II - Aplicando um conceito amplo de “consumidor”, colocar-se-ão de um lado tanto os promitentes-compradores que destinem o bem a um fim particular (maxime habitação), como os que o destinem a um fim profissional (em sentido amplo), exceto aqueles que pretendem adquirir o bem para revenda ou para o destinarem a locação. Apenas a esta última categoria de promitentes-compradores não seria reconhecido o direito de retenção.
(…)
Se a função primordial de um acórdão de uniformização de jurisprudência é a de conferir segurança à jurisprudência, dando expressão à previsibilidade decisória enquanto valor relevante do sistema judicial, então a opção que melhor serve este desiderato é a que defende um conceito restrito de “consumidor” que incorpore as notas tipológicas consagradas no art.2 º, n.º 1, da Lei de Defesa do Consumidor (Lei n.º 24/96, de 31-07).” (…).”

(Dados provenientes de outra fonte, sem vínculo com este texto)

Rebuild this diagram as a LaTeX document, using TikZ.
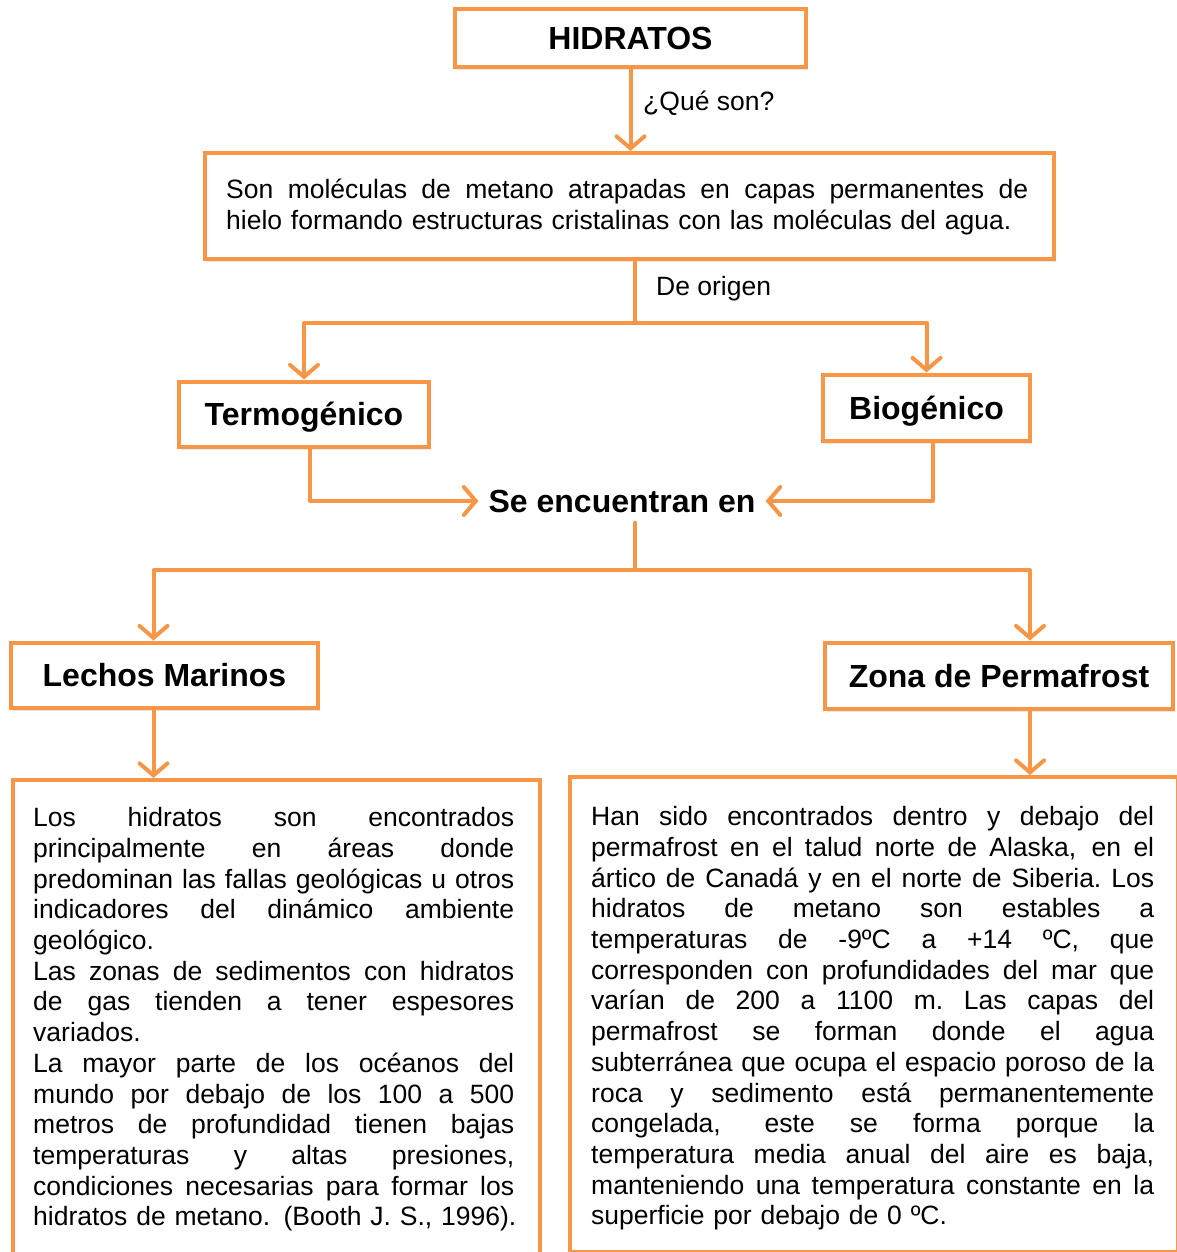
\documentclass[tikz,border=0pt]{standalone}
\usepackage{fontspec}
\setmainfont{Liberation Sans}
\usetikzlibrary{arrows.meta,shadows}
\definecolor{naranja}{HTML}{F79646}
\setlength{\parindent}{0pt}
\newcommand{\jl}[1]{\makebox[\hsize][s]{\spaceskip=0pt plus 1fil\xspaceskip=0pt plus 1fil\relax\strut #1}\\}
\newcommand{\fl}[1]{\makebox[\hsize][l]{\strut #1}}
\tikzset{
  marco/.style={draw=naranja,line width=4pt,fill=white,
    drop shadow={opacity=0.18,shadow xshift=2pt,shadow yshift=-3pt}},
  titulo/.style={font=\fontsize{32}{36}\selectfont\bfseries,text height=23pt,text depth=0pt},
  cuerpo/.style={font=\fontsize{26.5}{30.7}\selectfont,inner sep=0pt},
  linea/.style={draw=naranja,line width=4pt,line cap=round,line join=round},
  flecha/.style={linea,-{Straight Barb[length=12pt,width=28pt,line cap=round]}}
}
\begin{document}
\begin{tikzpicture}[x=1pt,y=-1pt]
\clip[use as bounding box] (0,0) rectangle (1177,1252);
\node[marco,titulo,minimum width=351pt,minimum height=58pt] (hid) at (630.5,38) {HIDRATOS};
\node[marco,minimum width=849pt,minimum height=106pt] (def) at (629.5,206) {};
\node[marco,titulo,minimum width=250pt,minimum height=65pt] (termo) at (304,414) {Termogénico};
\node[marco,titulo,minimum width=207pt,minimum height=66pt] (bio) at (926.5,407.5) {Biogénico};
\node[titulo,inner sep=10pt] (enc) at (622,501) {Se encuentran en};
\node[marco,titulo,minimum width=307pt,minimum height=65pt] (lechos) at (164.5,675) {Lechos Marinos};
\node[marco,titulo,minimum width=348pt,minimum height=66pt] (zona) at (999,675.5) {Zona de Permafrost};
\node[marco,minimum width=527pt,minimum height=500pt,anchor=north west] (mar) at (11,778) {};
\node[marco,minimum width=608pt,minimum height=475pt,anchor=north west] (perma) at (568,775) {};
\node[cuerpo,text width=802pt,anchor=north west] (deftxt) at ([xshift=23pt,yshift=-26pt]def.north west) {%
\jl{Son moléculas de metano atrapadas en capas permanentes de}
\fl{hielo formando estructuras cristalinas con las moléculas del agua.}};
\node[cuerpo,text width=481pt,anchor=north west] (martxt) at ([xshift=22pt,yshift=-27pt]mar.north west) {%
\jl{Los hidratos son encontrados}
\jl{principalmente en áreas donde}
\jl{predominan las fallas geológicas u otros}
\jl{indicadores del dinámico ambiente}
\fl{geológico.}\\
\jl{Las zonas de sedimentos con hidratos}
\jl{de gas tienden a tener espesores}
\fl{variados.}\\
\jl{La mayor parte de los océanos del}
\jl{mundo por debajo de los 100 a 500}
\jl{metros de profundidad tienen bajas}
\jl{temperaturas y altas presiones,}
\jl{condiciones necesarias para formar los}
\fl{hidratos de metano. (Booth J. S., 1996).}};
\node[cuerpo,text width=563pt,anchor=north west] (permatxt) at ([xshift=23pt,yshift=-29pt]perma.north west) {%
\jl{Han sido encontrados dentro y debajo del}
\jl{permafrost en el talud norte de Alaska, en el}
\jl{ártico de Canadá y en el norte de Siberia. Los}
\jl{hidratos de metano son estables a}
\jl{temperaturas de -9ºC a +14 ºC, que}
\jl{corresponden con profundidades del mar que}
\jl{varían de 200 a 1100 m. Las capas del}
\jl{permafrost se forman donde el agua}
\jl{subterránea que ocupa el espacio poroso de la}
\jl{roca y sedimento está permanentemente}
\jl{congelada, este se forma porque la}
\jl{temperatura media anual del aire es baja,}
\jl{manteniendo una temperatura constante en la}
\fl{superficie por debajo de 0 ºC.}};
\node[cuerpo,anchor=west] (que) at (643,103) {¿Qué son?};
\node[cuerpo,anchor=west] (orig) at (656,289) {De origen};
\coordinate (c1) at (635,323);
\coordinate (c2) at (635,570);
\coordinate (lm) at ([xshift=-11pt]lechos.south);
\coordinate (zp) at ([xshift=31pt]zona.south);
\draw[flecha] (hid.south) -- (hid.south |- def.north);
\draw[linea] (def.south -| c1) -- (c1);
\draw[flecha] (c1) -| (termo);
\draw[flecha] (c1) -| (bio);
\draw[flecha] ([xshift=6pt]termo.south) |- (enc.west);
\draw[flecha] ([xshift=6pt]bio.south) |- (enc.east);
\draw[linea] (enc.south -| c2) -- (c2);
\draw[flecha] (c2) -| (lm |- lechos.north);
\draw[flecha] (c2) -| (zp |- zona.north);
\draw[flecha] (lm) -- (lm |- mar.north);
\draw[flecha] (zp) -- (zp |- perma.north);
\end{tikzpicture}
\end{document}
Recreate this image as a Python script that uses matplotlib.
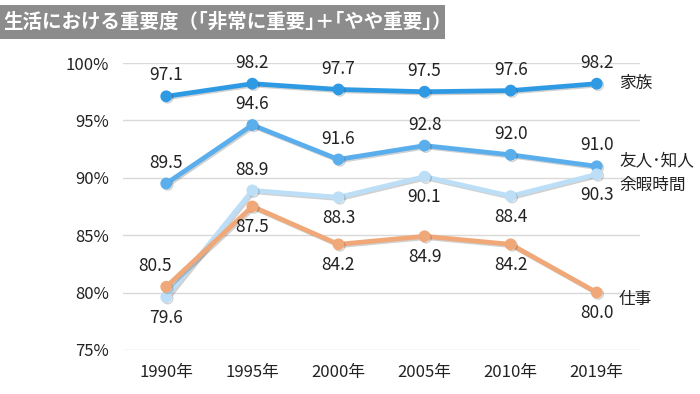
import matplotlib.pyplot as plt
import matplotlib.patheffects as pe
from matplotlib.patches import Rectangle

plt.rcParams['font.family'] = ['Noto Sans CJK JP', 'DejaVu Sans']

years = ["1990年", "1995年", "2000年", "2005年", "2010年", "2019年"]
family = [97.1, 98.2, 97.7, 97.5, 97.6, 98.2]
friends = [89.5, 94.6, 91.6, 92.8, 92.0, 91.0]
leisure = [79.6, 88.9, 88.3, 90.1, 88.4, 90.3]
work = [80.5, 87.5, 84.2, 84.9, 84.2, 80.0]

# label placement per point: 1 = above, -1 = below
family_pos = [1, 1, 1, 1, 1, 1]
friends_pos = [1, 1, 1, 1, 1, 1]
leisure_pos = [-1, 1, -1, -1, -1, -1]
work_pos = [1, -1, -1, -1, -1, -1]

series = [
    ("家族", family, family_pos, "#2F9AE4", 0),
    ("友人･知人", friends, friends_pos, "#5BAEEC", 4),
    ("余暇時間", leisure, leisure_pos, "#BCDFF7", -8),
    ("仕事", work, work_pos, "#F0A878", -5),
]

fig = plt.figure(figsize=(7, 3.94), dpi=100)
ax = fig.add_axes([0.176, 0.112, 0.738, 0.728])

x = range(len(years))
shadow = [pe.SimpleLineShadow(offset=(1, -1), alpha=0.18), pe.Normal()]
for name, vals, pos, color, name_dy in series:
    ax.plot(x, vals, color=color, lw=3.4, marker="o", ms=7.5, zorder=3,
            path_effects=shadow)
    for i, (v, p) in enumerate(zip(vals, pos)):
        dx = -8 if (name == "仕事" and i == 0) else 0
        ax.annotate(f"{v:.1f}", (i, v), xytext=(dx, 15 * p), textcoords="offset points",
                    ha="center", va="center", fontsize=12.5, color="#222222")
    ax.annotate(name, (len(years) - 1, vals[-1]), xytext=(16, name_dy),
                textcoords="offset points", ha="left", va="center",
                fontsize=12, color="#222222")

ax.set_xlim(-0.5, 5.5)
ax.set_ylim(75, 100)
ax.set_yticks([75, 80, 85, 90, 95, 100])
ax.set_yticklabels([f"{t}%" for t in [75, 80, 85, 90, 95, 100]])
ax.set_xticks(list(x))
ax.set_xticklabels(years)
ax.tick_params(length=0, labelsize=12, colors="#222222", pad=10)
ax.grid(axis="y", color="#D9D9D9", lw=1)
ax.set_axisbelow(True)
for s in ax.spines.values():
    s.set_visible(False)

# title bar
fig.patches.append(Rectangle((0, 0.9), 0.636, 0.088, transform=fig.transFigure,
                             facecolor="#8C8C8C", edgecolor="none"))
fig.text(0.005, 0.944, "生活における重要度（｢非常に重要｣＋｢やや重要｣）", color="white",
         fontsize=14, fontweight="bold", va="center", ha="left")

fig.savefig("out.png", dpi=100)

[16] Ao invés, conforme documentos que juntou nos autos, os pedidos de informação que dirigiu à Câmara Municipal de Valongo e a outras entidades públicas com o propósito de aferir da legalidade da construção e da sua afetação a atividade comercial revela experiência, conhecimento institucional e postura empresarial incompatível com a fragilidade ou vulnerabilidade que a tutela legal especial do consumidor pretende tutelar.